I am winner of an ERC-starting grant 2009 whose title is

"Geometric Control Methods for the Heat and Schroedinger Equations (GeCoMethods)"

Openings: Activities: Main collaborator
  • Mario Sigalotti

    Other members of the team:
  • Andrei Agrachev
  • Riccardo Adami
  • Thomas Chambrion
  • Gregoire Charlot
  • Yacine Chitour
  • Jean-Paul Gauthier
  • Frederic Jean

    Abstract The aim of this project of 5 years is to create a research group on geometric control methods in PDEs with the arrival of the PI at the CNRS Laboratoire CMAP (Centre de Mathematiques Appliquees) of the Ecole Polytechnique in Paris (in January 09). With the ERC-Starting Grant, the PI plans to hire 4 post-doc fellows, 2 PhD students and also to organize advanced research schools and workshops. One of the main purpose of this project is to facilitate the collaboration with my research group which is quite spread across France and Italy.

    The PI plans to develop a research group studying certain PDEs for which geometric control techniques open new horizons. More precisely the PI plans to exploit the relation between the sub-Riemannian distance and the properties of the kernel of the corresponding hypoelliptic heat equation and to study controllability properties of the Schroedinger equation.

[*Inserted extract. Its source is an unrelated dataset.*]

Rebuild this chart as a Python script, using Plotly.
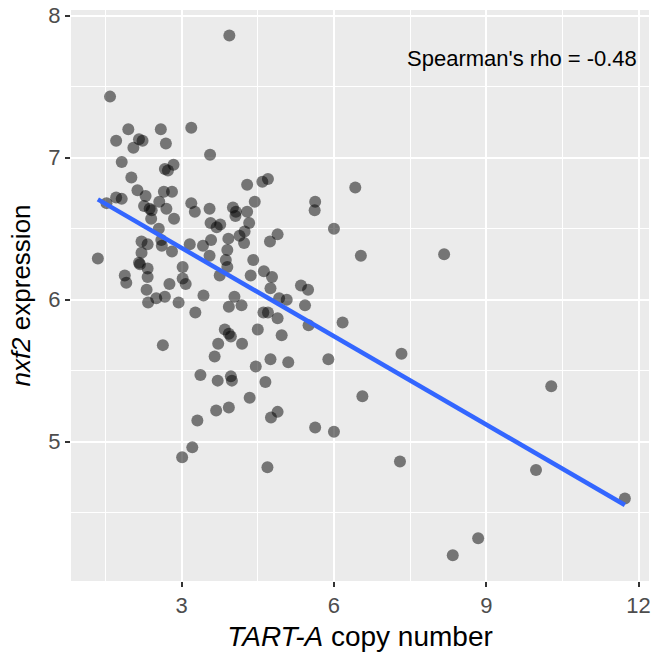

    In the last years the PI has developed a net of international collaborations and, together with his collaborators and PhD students, has obtained a certain number of results via a mixed combination of geometric methods in control (Hamiltonian methods, Lie group techniques, conjugate point theory, singularity theory etc.) and noncommutative Fourier analysis.

    This has allowed to solve open problems in the field, e.g., the definition of an intrinsic hypoelliptic Laplacian, the explicit construction of the hypoelliptic heat kernel for the most important 3D Lie groups, and the proof of the controllability of the bilinear Schroedinger equation with discrete spectrum, under some ``generic'' assumptions. Many more related questions are still open and the scope of this project is to tackle them.

    All subjects studied in this project have real applications: the problem of controllability of the Schroedinger equation has direct applications in Laser spectroscopy and in Nuclear Magnetic Resonance; the problem of nonisotropic diffusion has applications in cognitive neuroscience (in particular for models of human vision).

    Keywords Geometric control theory, Sub-Riemannian geometry, Carnot Caratheodory distance, Conjugate points, Cut locus, Controllability of the bilinear Schroedinger equation, Hypoelliptic heat equation, Quantum Control.